The number of major anti-Semitic incidents worldwide rose by 18 percent in 2019 over the previous year, according to a newly released report from Tel Aviv University, the Kantor Center for the Study of European Jewry and the European Jewish Congress.

According to the report, 456 acts of “major violent cases” of anti-Semitism were reported worldwide, as compared to 387 in 2018. Seven Jews were killed in the attacks.

Those cases included:

  • The shooting rampage at the Chabad of Poway in Southern California on April 27, the last day of Passover, in which one 60-year-old congregant, Lori Kaye, was murdered and three others, including senior Rabbi Yisroel Goldstein, were injured;
  • The Yom Kippur shooting attack on a synagogue in Halle, Germany, on Oct. 9;
  • The Dec. 10 shooting at a kosher grocery in Jersey City, N.J., in December, in which four people, including two Chassidic Jews, a store employee and a police officer, were killed; and,
  • The machete attack on Hanukkah the home of rabbi in Monsey, N.Y., which injured multiple guests and led to the recent death of Yosef Neumann from injuries sustained in the attack.

The increase in attacks is a “sharp rise, especially in view of the considerable decline in such cases during the years 2015-2017,” the report stated. “At least 169 persons (37 percent of major violent cases) were physically attacked, mostly in public spaces … a relatively new phenomenon, already noted in 2018 in France.”

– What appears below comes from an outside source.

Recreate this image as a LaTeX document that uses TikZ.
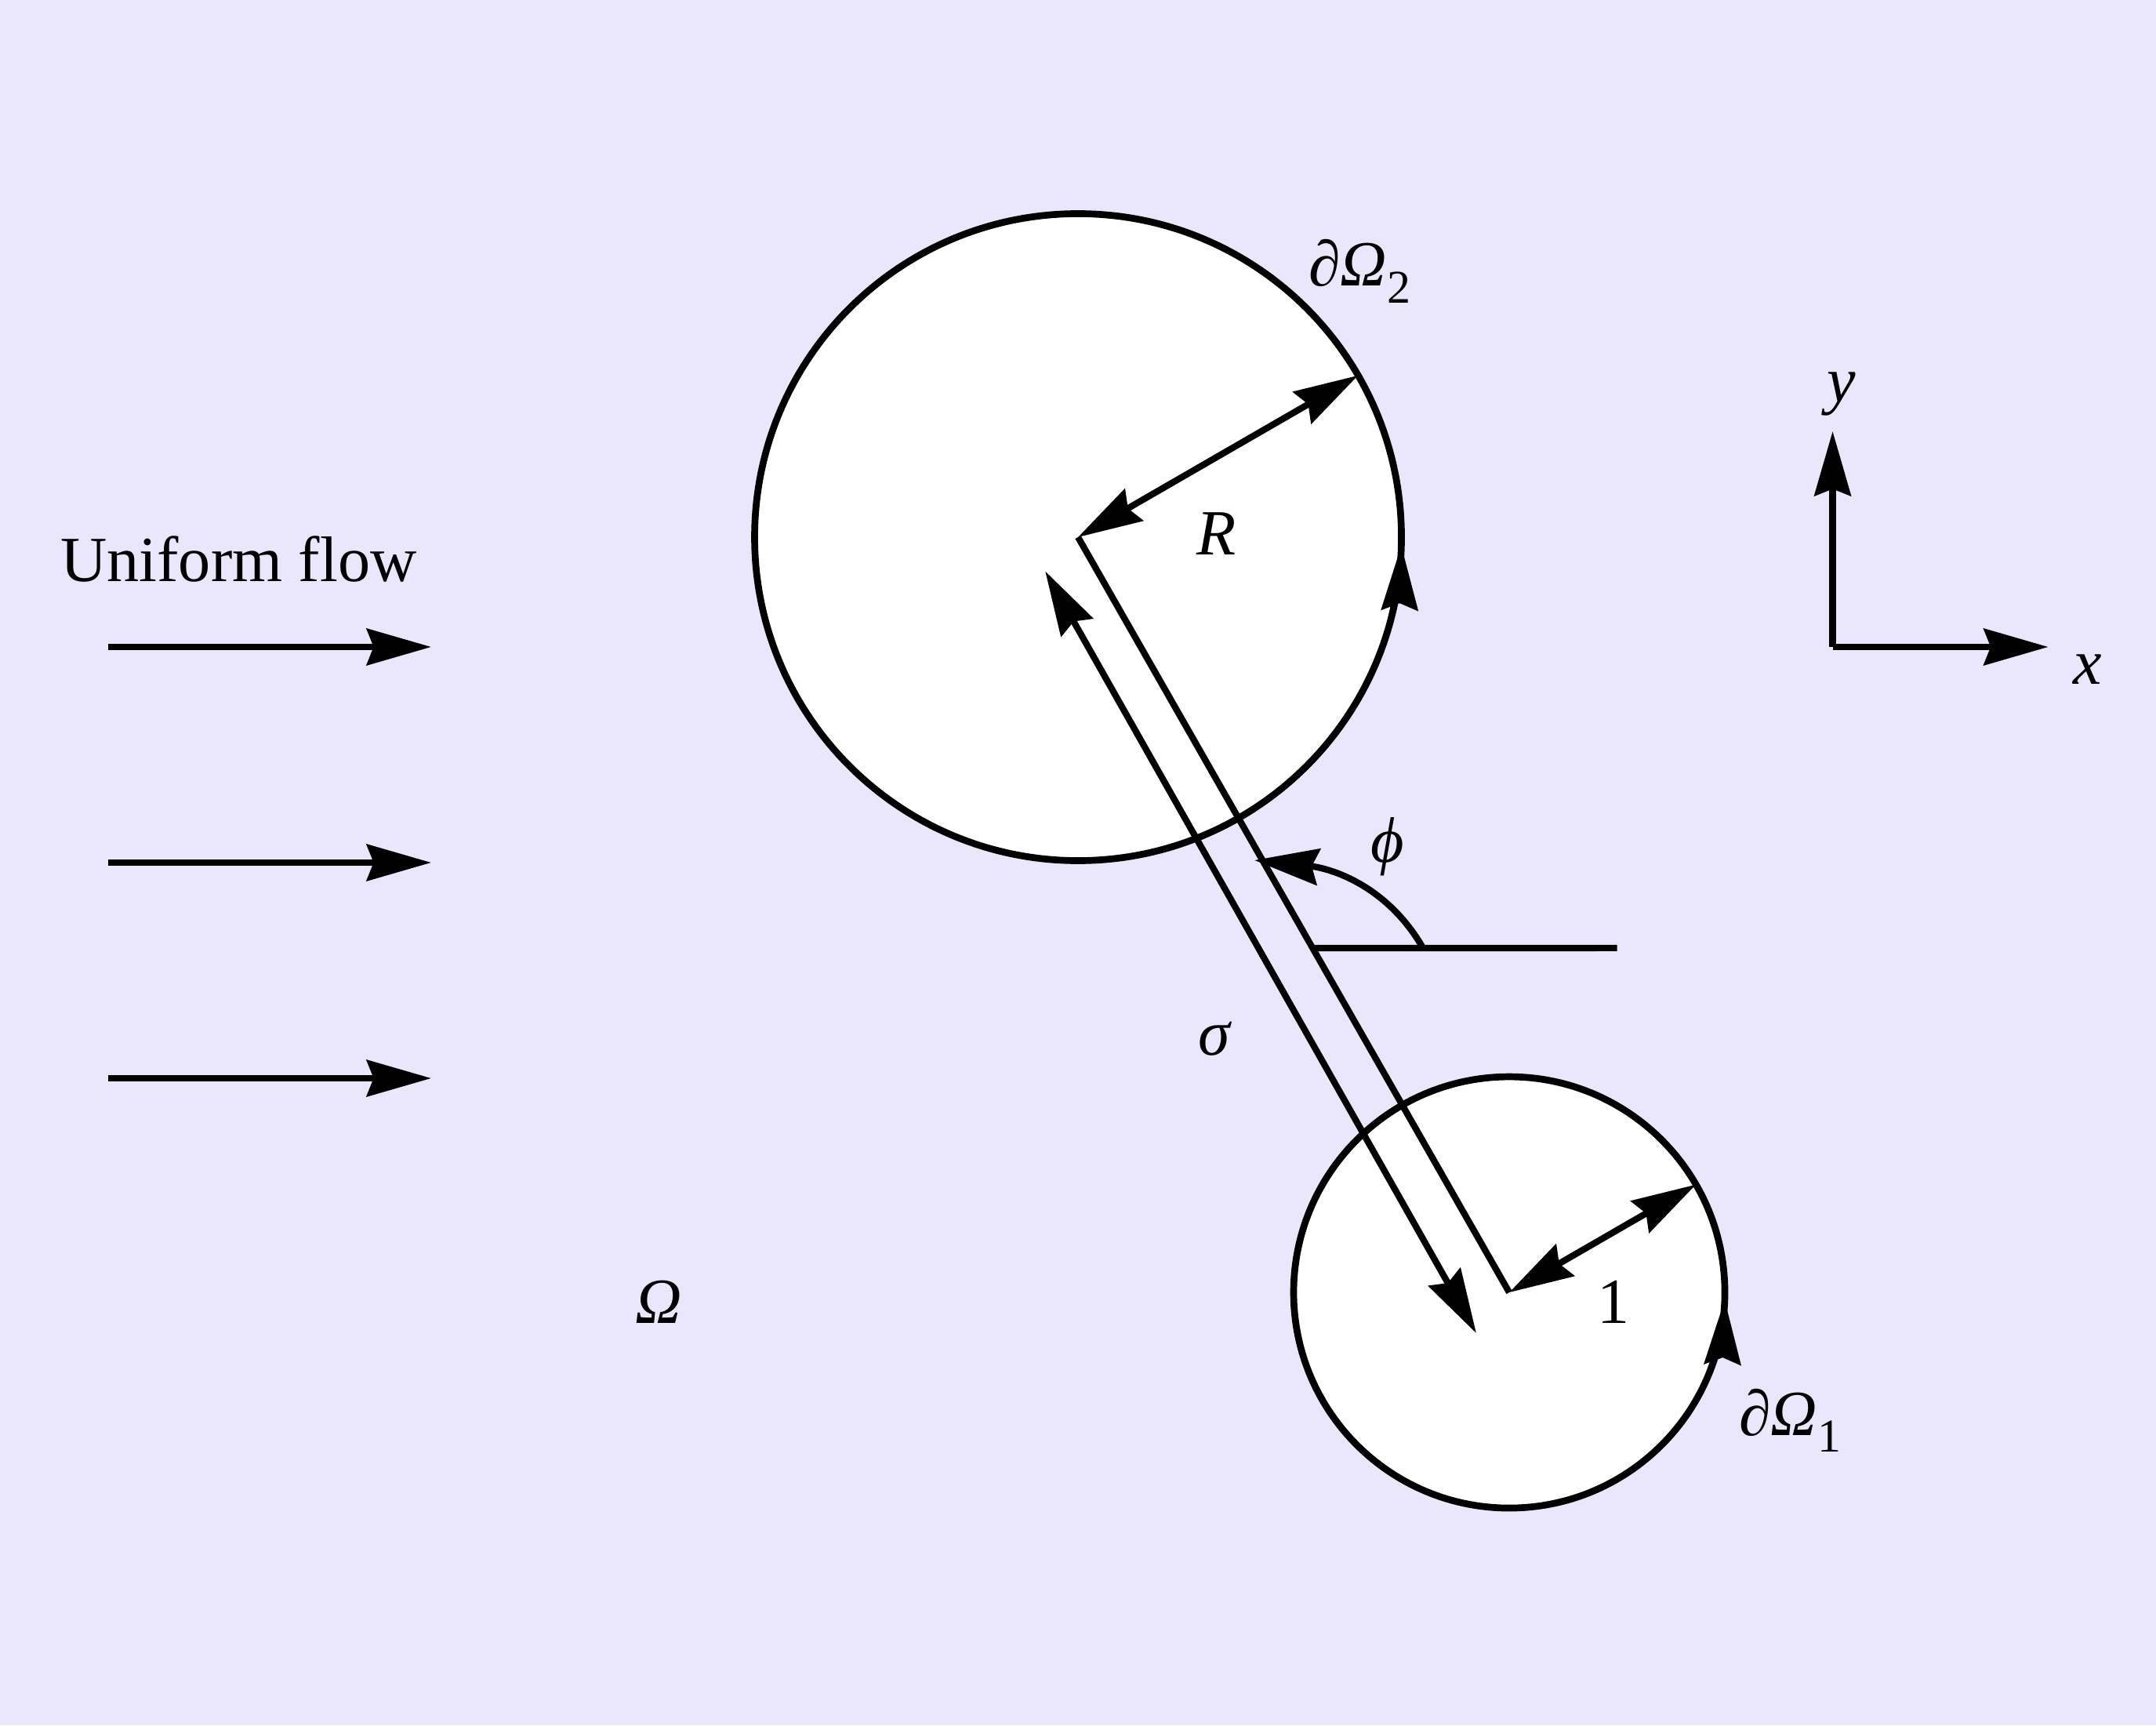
\documentclass[tikz,border=0pt]{standalone}
\usepackage{fontspec}
\setmainfont{Liberation Serif}
\usetikzlibrary{arrows.meta,calc}
\definecolor{bgcol}{RGB}{234,231,252}
\newcommand\mysub[1]{\raisebox{-0.26em}{\fontsize{6.2pt}{7pt}\selectfont #1}}
\begin{document}
\begin{tikzpicture}[x=1cm,y=1cm,
  every node/.style={font=\fontsize{8.5pt}{10pt}\selectfont, inner sep=0pt, outer sep=0pt},
  ln/.style={line width=0.85pt, draw=black},
  >={Stealth[length=8.5pt,width=4.8pt,inset=0.9pt]},
  disk/.style={circle, draw=black, line width=0.9pt, fill=white, inner sep=0pt, outer sep=0pt},
  lbl/.style={anchor=base},
  lblw/.style={anchor=base west},
]
\fill[bgcol] (0,0) rectangle (10,8);
\useasboundingbox (0,0) rectangle (10,8);

% bodies
\node[disk, minimum size=3cm] (big) at (5,5.509) {};
\node[disk, minimum size=2cm] (small) at (7,2.007) {};

% centre line and sigma
\draw[ln] (big.center) -- (small.center);
\coordinate (s2) at (4.848,5.351);
\coordinate (s1) at (6.847,1.818);
\draw[ln,<->] (s2) -- (s1);

% radii
\draw[ln,<->] (big.center) -- (big.30);
\draw[ln,<->] (small.center) -- (small.30);

% orientation arrows on the boundaries
\draw[ln,->] (big.-14) arc[start angle=-14,end angle=-1.5,radius=1.5];
\draw[ln,->] (small.-22) arc[start angle=-22,end angle=-2,radius=1];

% angle phi
\coordinate (P) at ($(big.center)!0.544!(small.center)$);
\coordinate (Pe) at (7.5,3.604);
\coordinate (Pa) at (6.6,3.604);
\coordinate (Pt) at (5.818,4.011);
\draw[ln] (P) -- (Pe);
\draw[ln,->] (Pa) to[out=120, in=-6] (Pt);

% uniform flow arrows
\foreach \yy in {5,4,3}{
  \coordinate (fa\yy) at (0.5,\yy);
  \coordinate (fb\yy) at (2.0,\yy);
  \draw[ln,->] (fa\yy) -- (fb\yy);
}

% axes
\coordinate (O) at (8.5,5);
\coordinate (Xe) at (9.5,5);
\coordinate (Ye) at (8.5,6);
\draw[ln,->] (O) -- (Xe);
\draw[ln,->] (O) -- (Ye);

% labels
\node[lbl] (uf) at (1.107,5.303) {Uniform flow};
\node[lblw] (dO2) at (6.069,6.673) {∂\textit{Ω}\mysub{2}};
\node[lblw] (dO1) at (8.066,1.345) {∂\textit{Ω}\mysub{1}};
\node[lbl] (lR) at (5.641,5.428) {\textit{R}};
\node[lbl] (lphi) at (6.436,4.0) {\textit{ϕ}};
\node[lbl] (lsig) at (5.635,3.109) {\textit{σ}};
\node[lbl] (lOm) at (3.055,1.865) {\textit{Ω}};
\node[lbl] (lone) at (7.485,1.862) {1};
\node[lbl] (ly) at (8.542,6.138) {\textit{y}};
\node[lbl] (lx) at (9.684,4.829) {\textit{x}};
\end{tikzpicture}
\end{document}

The report also pointed out that anti-Semitic expressions “continue to infiltrate from the fringes of society into the mainstream,” and that there is a “growing disparity” between what is happening on the ground and governmental efforts to stop anti-Semitism.

It singled out what it called “troubling trends.”

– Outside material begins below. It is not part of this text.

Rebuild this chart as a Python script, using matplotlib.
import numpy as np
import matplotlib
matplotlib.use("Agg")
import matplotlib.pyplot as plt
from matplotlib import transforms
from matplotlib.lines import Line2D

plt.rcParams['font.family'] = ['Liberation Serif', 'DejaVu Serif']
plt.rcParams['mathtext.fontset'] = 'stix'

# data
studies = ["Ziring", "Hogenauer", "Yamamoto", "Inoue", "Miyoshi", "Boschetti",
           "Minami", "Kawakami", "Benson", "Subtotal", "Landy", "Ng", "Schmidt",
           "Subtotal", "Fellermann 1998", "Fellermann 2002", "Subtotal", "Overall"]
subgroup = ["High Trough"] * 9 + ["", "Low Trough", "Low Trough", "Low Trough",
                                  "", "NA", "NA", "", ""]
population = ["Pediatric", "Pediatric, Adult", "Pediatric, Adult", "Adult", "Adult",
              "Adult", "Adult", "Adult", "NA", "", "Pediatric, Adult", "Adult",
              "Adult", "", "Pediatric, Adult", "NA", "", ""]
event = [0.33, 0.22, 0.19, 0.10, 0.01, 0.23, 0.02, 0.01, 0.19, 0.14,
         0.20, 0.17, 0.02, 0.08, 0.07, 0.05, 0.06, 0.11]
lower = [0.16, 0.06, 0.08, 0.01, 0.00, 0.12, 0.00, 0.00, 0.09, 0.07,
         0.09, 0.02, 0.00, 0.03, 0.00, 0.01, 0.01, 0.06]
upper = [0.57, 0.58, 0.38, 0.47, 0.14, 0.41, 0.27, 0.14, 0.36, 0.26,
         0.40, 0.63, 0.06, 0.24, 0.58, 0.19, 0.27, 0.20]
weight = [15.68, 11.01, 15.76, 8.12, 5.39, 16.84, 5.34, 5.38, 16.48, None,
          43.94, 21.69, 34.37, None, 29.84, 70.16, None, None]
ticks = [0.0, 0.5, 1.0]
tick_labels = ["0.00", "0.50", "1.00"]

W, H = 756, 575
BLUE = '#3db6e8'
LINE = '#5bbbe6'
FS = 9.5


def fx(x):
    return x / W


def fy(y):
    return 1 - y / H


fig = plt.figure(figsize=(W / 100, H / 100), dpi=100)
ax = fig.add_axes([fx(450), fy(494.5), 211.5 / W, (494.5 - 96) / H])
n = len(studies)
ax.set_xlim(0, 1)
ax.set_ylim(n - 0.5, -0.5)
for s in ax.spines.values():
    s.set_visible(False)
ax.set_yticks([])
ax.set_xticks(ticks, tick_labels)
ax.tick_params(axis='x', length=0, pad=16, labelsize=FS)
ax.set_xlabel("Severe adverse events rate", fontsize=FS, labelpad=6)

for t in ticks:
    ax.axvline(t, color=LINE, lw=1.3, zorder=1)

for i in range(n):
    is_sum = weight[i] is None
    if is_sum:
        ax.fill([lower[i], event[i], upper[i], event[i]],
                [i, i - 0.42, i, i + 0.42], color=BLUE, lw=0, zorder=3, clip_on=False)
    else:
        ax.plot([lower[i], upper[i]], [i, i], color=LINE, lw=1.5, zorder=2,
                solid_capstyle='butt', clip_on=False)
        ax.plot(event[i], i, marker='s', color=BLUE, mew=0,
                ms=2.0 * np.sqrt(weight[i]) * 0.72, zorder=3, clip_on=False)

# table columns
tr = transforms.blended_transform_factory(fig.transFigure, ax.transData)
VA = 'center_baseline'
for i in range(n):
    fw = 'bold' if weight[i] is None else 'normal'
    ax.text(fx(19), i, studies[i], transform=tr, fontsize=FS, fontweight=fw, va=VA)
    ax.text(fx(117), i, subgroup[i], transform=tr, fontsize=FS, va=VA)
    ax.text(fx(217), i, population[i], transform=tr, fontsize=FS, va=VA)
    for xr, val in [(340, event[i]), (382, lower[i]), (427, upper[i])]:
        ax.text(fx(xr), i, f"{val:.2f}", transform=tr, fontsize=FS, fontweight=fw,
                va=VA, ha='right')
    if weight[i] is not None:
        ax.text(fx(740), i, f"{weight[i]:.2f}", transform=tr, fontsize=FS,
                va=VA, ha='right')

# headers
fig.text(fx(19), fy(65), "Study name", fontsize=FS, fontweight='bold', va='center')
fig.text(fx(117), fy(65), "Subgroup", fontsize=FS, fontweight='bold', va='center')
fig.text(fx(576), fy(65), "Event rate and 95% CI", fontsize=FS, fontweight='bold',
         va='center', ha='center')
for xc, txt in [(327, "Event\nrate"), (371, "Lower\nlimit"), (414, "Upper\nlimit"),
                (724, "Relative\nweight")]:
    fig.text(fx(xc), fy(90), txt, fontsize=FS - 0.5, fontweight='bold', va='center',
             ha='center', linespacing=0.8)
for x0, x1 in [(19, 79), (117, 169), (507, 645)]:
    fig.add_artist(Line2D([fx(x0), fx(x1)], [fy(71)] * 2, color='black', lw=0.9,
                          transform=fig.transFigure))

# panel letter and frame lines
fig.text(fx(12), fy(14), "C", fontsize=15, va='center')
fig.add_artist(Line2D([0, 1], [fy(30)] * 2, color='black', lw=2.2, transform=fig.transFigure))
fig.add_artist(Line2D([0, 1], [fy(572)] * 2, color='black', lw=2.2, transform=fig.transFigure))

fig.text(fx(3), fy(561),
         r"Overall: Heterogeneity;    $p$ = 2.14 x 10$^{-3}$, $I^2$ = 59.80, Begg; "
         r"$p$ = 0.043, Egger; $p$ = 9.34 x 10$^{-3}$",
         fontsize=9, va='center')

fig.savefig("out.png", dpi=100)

In Germany, the report noted, police recorded some 1,839 anti-Semitic incidents in 2019, an average of five per day. While in the United States, “a new phenomenon is emerging, one of increased violent anti-Semitic manifestations, with shooting sprees and numerous casualties, inspired by right-wing ideologies as well as by certain groups within the Black Hebrew Israelites and the Nation of Islam.”

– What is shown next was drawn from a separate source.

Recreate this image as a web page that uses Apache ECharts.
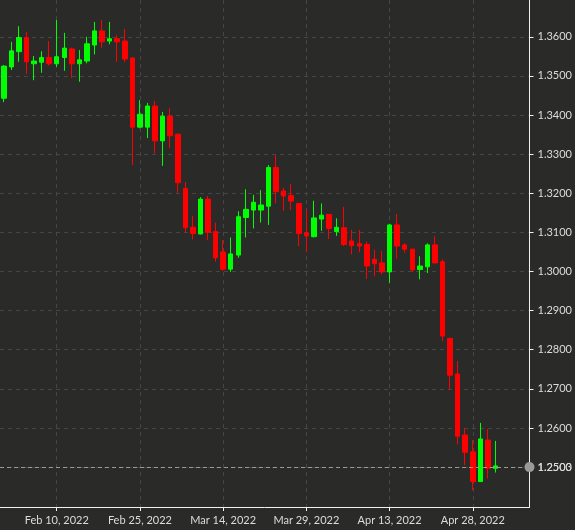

Though the report focused primarily on incidents in 2019, it did lay out concerns about anti-Semitic incidents related to the coronavirus outbreak, as it is already seeing this play out among extreme-right activists, Islamists and the far-left. Canards online and elsewhere include the accusation that Jews are conspiring to undermine the world’s economic stability, have already created a vaccine, or developed the virus to attack Iranians and Muslims.

The report added that “besides these accusations, the calls to attack Jews have acquired a new dimension. The FBI warned against calls coming from neo-Nazis and white supremacists to spread the contagion among Jews, by using quite ugly personal interactions. Moreover, cyber attacks on Jewish institutions and groups trying to congregate online are a novel trend resulting from the increasing use of different digital social platforms.”

However, the report did aim to put the impact of the coronavirus and the hate associated with it in “proportion.”

“ … blaming Jews for ‘why things go wrong,’ as stated in the IHRA [International Holocaust Remembrance Alliance] 2016 Working Definition of anti-Semitism is a common practice as old as anti-Semitism, therefore, these manifestations do not represent a new development,” stated the report. It also noted that others including people of Asian descent are also being targeted by some groups.

In its conclusion, the report’s authors sum up their findings with questions: “Will 2020 continue the trend observed in 2019 of violence and abusive language against Jews, or that of growing awareness and finding solutions? Will the coronavirus crisis result in more accusations of the lowest kind against the Jewish people and its state, or will the understanding prevail that the fate of all mankind is intertwined, and that there is no way out of it but in cooperation and mutual support?”